Ray Hudson Overview of Area, Development & Policy AAG Annual Lecture 2016


Recorded March 2016

My name is Ray Hudson, I’m Professor of Geography at the University of Durham in England and I’m going to talk a little bit about a paper I am going to present to the American Association of Geographers in San Francisco.

What I am arguing, or what I am doing in this paper is trying to locate the rising powers, the emergent economies of China, Brazil, Russia, South Africa and so on in the context of the latest round of changes in the international division of labour, the way in which the global economy is being reshaped.

As major manufacturing companies in the North increasingly focused upon brand management and concentrated their knowledge intensive activities in the North, in their core territories, but shifted their routine production to South East Asia to the rising powers, to Brazil, to China and so on.

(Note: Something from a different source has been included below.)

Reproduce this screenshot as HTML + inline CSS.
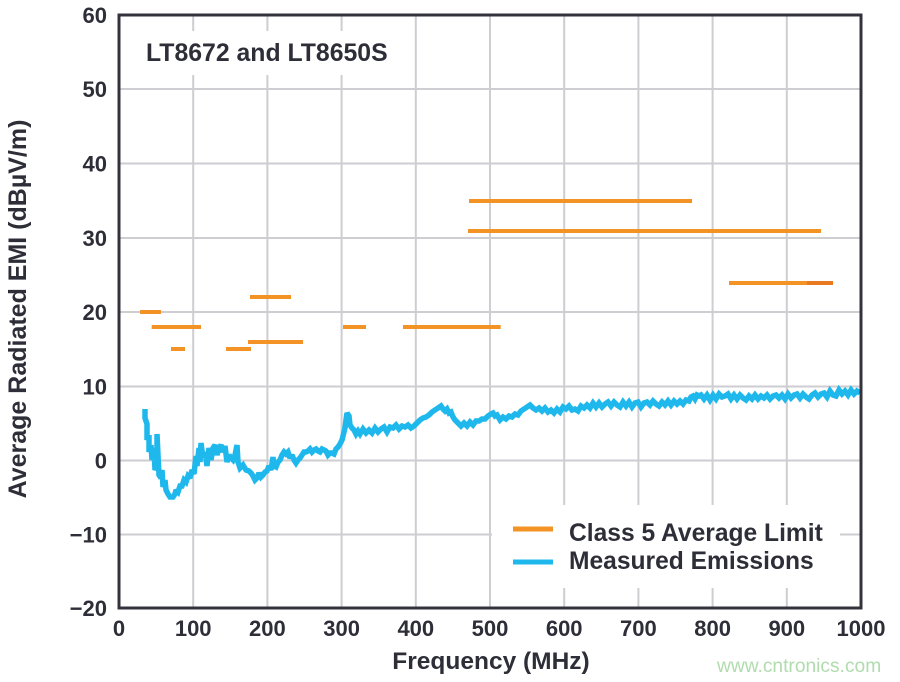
<!DOCTYPE html>
<html>
<head>
<meta charset="utf-8">
<style>
html,body{margin:0;padding:0;background:#fff;}
svg{display:block;}
text{font-family:"Liberation Sans",Arial,sans-serif;}
</style>
</head>
<body>
<svg width="900" height="682" viewBox="0 0 900 682" xmlns="http://www.w3.org/2000/svg">
<rect x="0" y="0" width="900" height="682" fill="#fff"/>
<!-- grid -->
<g stroke="#cdcdd2" stroke-width="2" fill="none">
<line x1="119" y1="89" x2="861" y2="89"/>
<line x1="119" y1="163.5" x2="861" y2="163.5"/>
<line x1="119" y1="238" x2="861" y2="238"/>
<line x1="119" y1="312" x2="861" y2="312"/>
<line x1="119" y1="386.5" x2="861" y2="386.5"/>
<line x1="119" y1="460.5" x2="861" y2="460.5"/>
<line x1="119" y1="534.5" x2="861" y2="534.5"/>
<line x1="193.2" y1="15" x2="193.2" y2="608"/>
<line x1="267.4" y1="15" x2="267.4" y2="608"/>
<line x1="341.6" y1="15" x2="341.6" y2="608"/>
<line x1="415.8" y1="15" x2="415.8" y2="608"/>
<line x1="490" y1="15" x2="490" y2="608"/>
<line x1="564.2" y1="15" x2="564.2" y2="608"/>
<line x1="638.4" y1="15" x2="638.4" y2="608"/>
<line x1="712.6" y1="15" x2="712.6" y2="608"/>
<line x1="786.8" y1="15" x2="786.8" y2="608"/>
</g>
<!-- title box & legend box -->
<rect x="121" y="31" width="280" height="44" fill="#fff"/>
<rect x="492" y="505" width="348" height="83" fill="#fff"/>
<!-- limit lines -->
<g stroke="#f39325" stroke-width="4" fill="none">
<line x1="140" y1="312" x2="161" y2="312"/>
<line x1="151.7" y1="327" x2="201" y2="327"/>
<line x1="343" y1="327" x2="366" y2="327"/>
<line x1="403" y1="327" x2="500.7" y2="327"/>
<line x1="171" y1="349" x2="185" y2="349"/>
<line x1="226" y1="349" x2="251" y2="349"/>
<line x1="250" y1="297" x2="291" y2="297"/>
<line x1="248" y1="342" x2="303" y2="342"/>
<line x1="469" y1="201" x2="692" y2="201"/>
<line x1="468" y1="231" x2="821" y2="231"/>
<line x1="729" y1="283" x2="807" y2="283"/>
</g>
<line x1="807" y1="283" x2="833" y2="283" stroke="#ea7a22" stroke-width="4"/>
<!-- measured emissions -->
<polyline fill="none" stroke="#1fb8ec" stroke-width="5.5" stroke-linejoin="miter" stroke-miterlimit="2" points="
145,409 145,418 147,424 147,440 149,435 149,452 151,445 152,460 154,448 155,470 157,466 157,434 158,455 159,475 161,478 162,470 163,487 165,480 166,490 168,494 170,497 173,497 175,494 176,490 178,492 180,486 182,486 184,480 186,482 188,476 190,478 192,470 194,474 196,456 197,466 199,448 200,462 201,443 203,458 205,452 207,466 209,448 211,460 213,448 215,445 217,455 219,448 221,445 223,452 225,446 227,462 229,455 231,458 233,460 235,455 237,445 238,462 240,468 243,465 246,470 249,471 251,473 253,476 255,480 257,478 259,473 261,477 263,475 265,472 267,471 269,466 271,470 273,457 274,466 276,467 278,462 280,460 282,455 284,452 286,454 288,452 290,458 292,455 294,460 296,463 298,460 300,458 302,455 304,452 306,452 308,451 310,449 312,452 314,450 316,449 318,451 320,452 322,449 324,450 326,451 328,455 330,453 332,453 334,454 336,449 338,447 340,444 342,440 344,432 345,428 346,420 347,413 349,416 350,425 352,428 354,430 356,434 358,431 360,434 363,429 366,433 369,430 372,433 375,428 378,432 381,429 384,427 387,432 390,427 393,428 396,425 399,429 402,426 405,427 408,425 411,428 414,426 416,424 418,422 420,420 423,418 426,417 429,415 432,412 435,410 438,408 441,406 443,409 445,411 447,409 449,413 451,412 453,417 455,420 458,423 461,426 464,423 467,426 470,422 473,425 476,421 479,421 482,419 485,419 488,416 491,414 493,413 495,416 497,415 500,420 503,417 506,419 509,416 512,417 515,414 518,415 521,411 524,409 527,407 530,405 533,408 536,410 539,408 542,411 545,408 548,412 551,410 554,413 557,409 560,412 563,407 566,409 569,406 572,410 575,409 578,411 581,406 584,408 587,405 590,408 593,403 596,407 599,403 602,407 605,404 608,402 611,406 614,402 617,405 620,407 623,402 626,406 629,402 632,407 635,403 638,402 641,407 644,403 647,402 650,405 653,401 656,404 659,406 662,402 665,405 668,401 671,405 674,401 677,404 680,401 683,404 686,400 689,401 691,397 693,396 695,399 697,395 699,396 701,395 704,399 707,395 710,400 713,395 716,399 719,394 722,397 725,396 728,394 731,399 734,395 737,399 740,395 743,398 746,400 749,396 752,399 755,395 758,399 761,396 764,398 767,395 770,399 773,396 776,395 779,398 782,395 785,399 788,394 791,398 794,395 797,394 800,398 803,394 806,397 809,399 812,395 815,393 818,397 821,394 824,393 827,397 830,391 833,395 836,396 839,390 842,394 845,391 848,395 851,390 854,394 857,391 860,393"/>
<!-- frame -->
<rect x="119" y="15" width="742" height="593" fill="none" stroke="#33333d" stroke-width="3"/>
<!-- title -->
<text x="146" y="61" font-size="24.8" font-weight="bold" fill="#2e2e38">LT8672 and LT8650S</text>
<!-- legend -->
<line x1="513" y1="529" x2="553" y2="529" stroke="#f39325" stroke-width="5"/>
<line x1="513" y1="562" x2="553" y2="562" stroke="#1fb8ec" stroke-width="5"/>
<text x="569" y="541" font-size="24.6" font-weight="bold" fill="#2e2e38">Class 5 Average Limit</text>
<text x="569" y="569" font-size="24.6" font-weight="bold" fill="#2e2e38">Measured Emissions</text>
<!-- y ticks -->
<g font-size="22" font-weight="bold" fill="#2e2e38" text-anchor="end">
<text x="107" y="23">60</text>
<text x="107" y="97">50</text>
<text x="107" y="171.5">40</text>
<text x="107" y="246">30</text>
<text x="107" y="320">20</text>
<text x="107" y="394.5">10</text>
<text x="107" y="468.5">0</text>
<text x="107" y="542.5">−10</text>
<text x="107" y="616">−20</text>
</g>
<!-- x ticks -->
<g font-size="22" font-weight="bold" fill="#2e2e38" text-anchor="middle">
<text x="119" y="636">0</text>
<text x="193.2" y="636">100</text>
<text x="267.4" y="636">200</text>
<text x="341.6" y="636">300</text>
<text x="415.8" y="636">400</text>
<text x="490" y="636">500</text>
<text x="564.2" y="636">600</text>
<text x="638.4" y="636">700</text>
<text x="712.6" y="636">800</text>
<text x="786.8" y="636">900</text>
<text x="861" y="636">1000</text>
</g>
<!-- axis labels -->
<text x="491" y="669" font-size="24.5" font-weight="bold" fill="#2e2e38" text-anchor="middle">Frequency (MHz)</text>
<text transform="translate(26,309) rotate(-90)" font-size="25" font-weight="bold" fill="#2e2e38" text-anchor="middle">Average Radiated EMI (dBµV/m)</text>
<!-- watermark -->
<text x="717" y="672" font-size="19.2" fill="#b0dcae">www.cntronics.com</text>
</svg>
</body>
</html>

The result of that actually became a much more complicated pattern of uneven development globally because as international capital, or multi-national capital, was increasingly investing in more distant locations because it was more profitable for it to do so, at the same time in countries like China and Brazil and India, this offered opportunities for their Governments which were more concerned with their own economic development policies to take advantage to some extent of these new flows of inward investment and combine that or integrate that into their national economic development strategies.

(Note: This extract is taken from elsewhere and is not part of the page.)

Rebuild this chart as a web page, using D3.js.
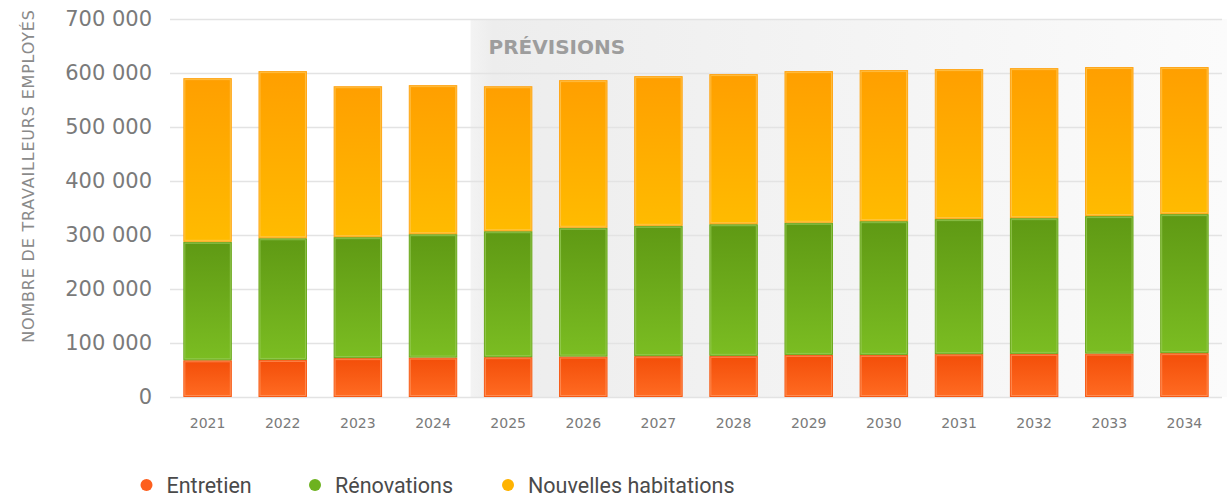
<!DOCTYPE html>
<html>
<head>
<meta charset="utf-8">
<script src="https://cdn.jsdelivr.net/npm/d3@7"></script>
<style>
  body { margin: 0; background: #fff; }
</style>
</head>
<body>
<div id="container"></div>
<script>
/* ---------- DATA ---------- */
const years = ["2021", "2022", "2023", "2024", "2025", "2026", "2027",
  "2028", "2029", "2030", "2031", "2032", "2033", "2034"];
const entretien = [68000, 68700, 72000, 73000, 73700, 74900, 75600,
  76200, 78000, 78000, 79300, 79900, 80400, 81200];
const renovations = [219400, 225300, 224000, 228500, 233300, 238500, 241400,
  243800, 244700, 247600, 250100, 251300, 254600, 257500];
const nouvelles = [303100, 309500, 279500, 276000, 268500, 273400, 277200,
  278000, 280800, 279800, 277800, 277800, 276000, 272300];
const seriesNames = ["Entretien", "Rénovations", "Nouvelles habitations"];
const yTicks = [0, 100000, 200000, 300000, 400000, 500000, 600000, 700000];
const forecastStart = "2025";

/* ---------- CONSTANTS ---------- */
const width = 1227,
  height = 498,
  margin = { top: 19, bottom: 102, left: 170, right: 5 };

const colors = {
  "Entretien": { top: "#f34e09", bottom: "#ff6b22", edge: "#f75a14", light: "#ff9a66", dot: "#fd5f1e" },
  "Rénovations": { top: "#5f9914", bottom: "#7bbd22", edge: "#6aa81a", light: "#9ccf60", dot: "#6db21f" },
  "Nouvelles habitations": { top: "#ff9f00", bottom: "#ffbb00", edge: "#ffa516", light: "#ffcb5c", dot: "#ffb300" }
};

const table = years.map((y, i) => ({
  year: y,
  "Entretien": entretien[i],
  "Rénovations": renovations[i],
  "Nouvelles habitations": nouvelles[i]
}));

const locale = d3.formatLocale({ decimal: ",", thousands: " ", grouping: [3], currency: ["", " €"] });
const fmt = locale.format(",d");

/* ---------- SCALES ---------- */
const xScale = d3.scaleBand()
  .domain(years)
  .range([margin.left, width - margin.right])
  .paddingInner(0.355)
  .paddingOuter(0.1775);

const yScale = d3.scaleLinear()
  .domain([0, 700000])
  .range([height - margin.bottom + 1, margin.top]);

const stack = d3.stack().keys(seriesNames);
const series = stack(table);

/* ---------- SVG ---------- */
const svg = d3.select("#container")
  .append("svg")
  .attr("width", width)
  .attr("height", height);

const defs = svg.append("defs");

const bg = defs.append("linearGradient")
  .attr("id", "forecastBg")
  .attr("x1", "0%").attr("x2", "100%").attr("y1", "0%").attr("y2", "0%");
bg.append("stop").attr("offset", "0%").attr("stop-color", "#f3f3f3");
bg.append("stop").attr("offset", "3%").attr("stop-color", "#ededed");
bg.append("stop").attr("offset", "100%").attr("stop-color", "#fbfbfb");

seriesNames.forEach((name, i) => {
  const g = defs.append("linearGradient")
    .attr("id", "grad" + i)
    .attr("x1", "0%").attr("x2", "0%").attr("y1", "0%").attr("y2", "100%");
  g.append("stop").attr("offset", "0%").attr("stop-color", colors[name].top);
  g.append("stop").attr("offset", "100%").attr("stop-color", colors[name].bottom);
});

// forecast shading
const step = xScale.step();
const bandX = xScale(forecastStart) - step * xScale.paddingInner() / 2;
svg.append("rect")
  .attr("x", bandX)
  .attr("y", yScale(700000))
  .attr("width", width - bandX)
  .attr("height", yScale(0) - yScale(700000))
  .attr("fill", "url(#forecastBg)");

svg.append("text")
  .attr("x", bandX + 18)
  .attr("y", 54)
  .attr("font-family", "'DejaVu Sans', sans-serif")
  .attr("font-weight", "bold")
  .attr("font-size", 20)
  .attr("fill", "#9d9d9d")
  .text("PRÉVISIONS");

// gridlines
svg.append("g")
  .selectAll("line")
  .data(yTicks)
  .join("line")
  .attr("x1", margin.left)
  .attr("x2", width - margin.right)
  .attr("y1", d => Math.round(yScale(d)) + 0.5)
  .attr("y2", d => Math.round(yScale(d)) + 0.5)
  .attr("stroke", "#e3e3e3")
  .attr("stroke-width", 1.5);

// y axis labels
const yAxis = d3.axisLeft(yScale)
  .tickValues(yTicks)
  .tickFormat(d => fmt(d))
  .tickSize(0)
  .tickPadding(0);

svg.append("g")
  .attr("transform", `translate(${152},0)`)
  .call(yAxis)
  .call(g => g.select(".domain").remove())
  .call(g => g.selectAll("text")
    .attr("font-family", "'DejaVu Sans', sans-serif")
    .attr("font-size", 21)
    .attr("fill", "#7a7a7a"));

// y axis title
svg.append("text")
  .attr("transform", `translate(34,176) rotate(-90)`)
  .attr("text-anchor", "middle")
  .attr("font-family", "'DejaVu Sans', sans-serif")
  .attr("font-size", 16)
  .attr("letter-spacing", 0.8)
  .attr("fill", "#8a8a8a")
  .text("NOMBRE DE TRAVAILLEURS EMPLOYÉS");

// x axis labels
const xAxis = d3.axisBottom(xScale).tickSize(0).tickPadding(0);
svg.append("g")
  .attr("transform", `translate(0,${418})`)
  .call(xAxis)
  .call(g => g.select(".domain").remove())
  .call(g => g.selectAll("text")
    .attr("font-family", "'DejaVu Sans', sans-serif")
    .attr("font-size", 14)
    .attr("fill", "#7a7a7a"));

/* ---------- BARS ---------- */
const layers = svg.append("g")
  .selectAll("g.layer")
  .data(series)
  .join("g")
  .attr("class", "layer");

layers.selectAll("rect.seg")
  .data((d, i) => d.map(p => ({ p, i, key: d.key })))
  .join("rect")
  .attr("class", "seg")
  .attr("x", d => xScale(d.p.data.year) + 0.5)
  .attr("y", d => yScale(d.p[1]) + 0.5)
  .attr("width", xScale.bandwidth() - 1)
  .attr("height", d => yScale(d.p[0]) - yScale(d.p[1]) - 1)
  .attr("fill", d => `url(#grad${d.i})`)
  .attr("stroke", d => colors[d.key].edge)
  .attr("stroke-width", 1);

layers.selectAll("rect.inner")
  .data((d, i) => d.map(p => ({ p, i, key: d.key })))
  .join("rect")
  .attr("class", "inner")
  .attr("x", d => xScale(d.p.data.year) + 1.5)
  .attr("y", d => yScale(d.p[1]) + 1.5)
  .attr("width", xScale.bandwidth() - 3)
  .attr("height", d => Math.max(0, yScale(d.p[0]) - yScale(d.p[1]) - 3))
  .attr("fill", "none")
  .attr("stroke", d => colors[d.key].light)
  .attr("stroke-opacity", 0.7)
  .attr("stroke-width", 1);

/* ---------- LEGEND ---------- */
const legendX = [146.5, 315, 508];
const legend = svg.append("g")
  .selectAll("g")
  .data(seriesNames)
  .join("g")
  .attr("transform", (d, i) => `translate(${legendX[i]},485)`);

legend.append("circle")
  .attr("r", 6)
  .attr("fill", d => colors[d].dot);

legend.append("text")
  .attr("x", 20)
  .attr("dy", "0.36em")
  .attr("font-family", "Roboto, sans-serif")
  .attr("font-size", 21.5)
  .attr("fill", "#4a4a4a")
  .text(d => d);
</script>
</body>
</html>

Now of course we know that one of the things about capitalist development is that it’s always combined in uneven development over space and indeed over time. But as well as these major changes taking place at the international level between national economies there were some significant changes taking place in terms of new forms of uneven development within both North and South, so in the rising powers, in China and so on and in India, there were new patterns of intra-national uneven development because much of this new industrial development for export of course tended to be in coastal locations, so that you were getting increasing flows of migrant labour from inland areas to these new industrial centres often on a massive and unprecedented scale, particularly in China.

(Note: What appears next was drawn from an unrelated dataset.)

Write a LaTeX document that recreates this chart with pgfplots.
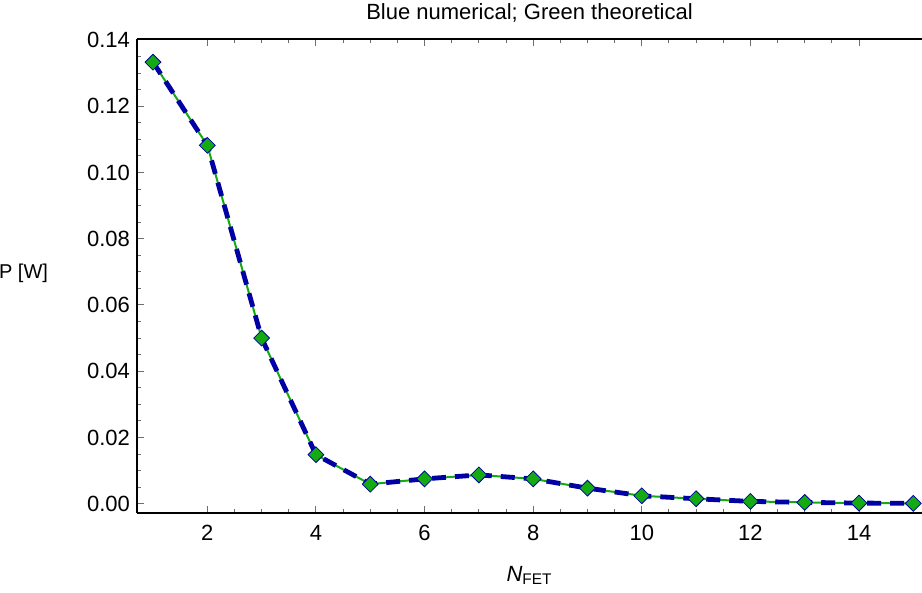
\documentclass[border=0pt]{standalone}
\usepackage{pgfplots}
\pgfplotsset{compat=1.18}
\usepackage{fontspec}
\setmainfont{Liberation Sans}
\setsansfont{Liberation Sans}

\definecolor{numblue}{RGB}{0,0,165}
\definecolor{thgreen}{RGB}{20,170,20}
\definecolor{tickgray}{RGB}{110,110,110}

\pgfplotstableread{
n    p
1    0.1333
2    0.1082
3    0.0500
4    0.0148
5    0.0059
6    0.0075
7    0.0087
8    0.0075
9    0.0047
10   0.0024
11   0.0015
12   0.0007
13   0.0004
14   0.0002
15   0.0001
}\powerdata

\begin{document}
\begin{tikzpicture}
\begin{axis}[
  scale only axis, width=392.5bp, height=237bp,
  xmin=0.705, xmax=15.16, ymin=-0.0028, ymax=0.1403,
  axis x line=box, axis y line*=left,
  axis line style={line width=0.8bp, black},
  tick align=inside,
  xtick={2,4,...,14}, ytick={0,0.02,...,0.14},
  minor x tick num=3, minor y tick num=3,
  xtick pos=both, xticklabel pos=lower,
  major tick length=3.5bp, minor tick length=2bp,
  every tick/.style={tickgray, line width=0.5bp},
  tick label style={font=\fontsize{11bp}{13bp}\selectfont, black},
  xticklabel style={yshift=-2.5bp},
  /pgf/number format/assume math mode=true,
  yticklabel style={/pgf/number format/.cd, fixed, fixed zerofill, precision=2},
  title={Blue numerical; Green theoretical},
  title style={font=\fontsize{11bp}{13bp}\selectfont, at={(rel axis cs:0.5,1)}, anchor=base, yshift=4bp},
  xlabel={\textit{N}\textsubscript{FET}},
  xlabel style={font=\fontsize{11bp}{13bp}\selectfont, at={(rel axis cs:0.5,0)}, anchor=base, yshift=-34bp},
  ylabel={P [W]},
  ylabel style={font=\fontsize{10bp}{12bp}\selectfont, rotate=-90, inner sep=0pt, at={(rel axis cs:0,0.505)}, anchor=east, xshift=-44.3bp},
  clip=false,
]
\coordinate (sw) at (rel axis cs:0,0);
\coordinate (ne) at (rel axis cs:1,1);
\addplot[thgreen, line width=1bp, mark=square*, mark size=2.8bp,
  mark options={rotate=45, fill=thgreen, draw=numblue, line width=0.4bp, solid}]
  table[x=n, y=p] {\powerdata};
\addplot[numblue, line width=2.4bp, dash pattern=on 7bp off 4.5bp]
  table[x=n, y=p] {\powerdata};
\end{axis}
\pgfresetboundingbox
\path[use as bounding box] ([xshift=-68.5bp, yshift=-40bp]sw) rectangle ([yshift=19.5bp]ne);
\end{tikzpicture}
\end{document}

In these areas where people were increasingly marginalised they began to try and find ways to get by to devise their own economic development strategy which often involved engaging in a range of illegal or informal activities but that increasingly became the case in much of the formal economy because its countries were competing for investment then they often lowered the already relatively low levels of regulation around the labour market, around the environment and health and safety and so on, but then in turn often turned a blind eye to the fact that those regulations themselves were ignored and transgressed as they were competing for, on the one hand workers competing for jobs and on the other hand countries competing for investment. So as part of this emergence of the rise in powers and this change in this new neo-liberalised international division of labour increasingly the illegal and the legal became formally, became tied in a sort of symbiotic relationships in ways that they hadn’t been before and of course there has always been illegality in the capitalist economy and that wasn’t new, but what was new was the extent of this and the extent to which in a whole range of ways from illegality in production to money laundering and the recycling of the proceeds from the illegal economy back into the legal economy, this took on a new not just quantitative, but qualitative significance so that what we, the end product of this was a very, very different and in some ways more fragile form of global economy in which the rising powers are certainly an important part, the question in a way is how long this particular geography of the global economy will be sustainable and will continue.

I’d just like to say a few words about how this, the content of this paper relates to the new Area Development & Policy Journal, because I think this is filling a very important gap in the academic literature around uneven development. The whole point about this new journal is it actually almost takes its point of departure as the significance of the changes that have been taking place in the South, in the rise of China, in the rise of India and so on, and seeks to explore in a whole range of ways - in terms of economic development, in terms of environmental sustainability, in terms of social sustainability and I guess the politics of the whole process, seeks to explore this and encourages people who are working in those areas to actually think about writing accounts, the costs of the conventional boundaries that seek to hook up what is happening in the South and in the North, to hook up developments at different spatial scales as this new geography of uneven development is unravelling and unfolding.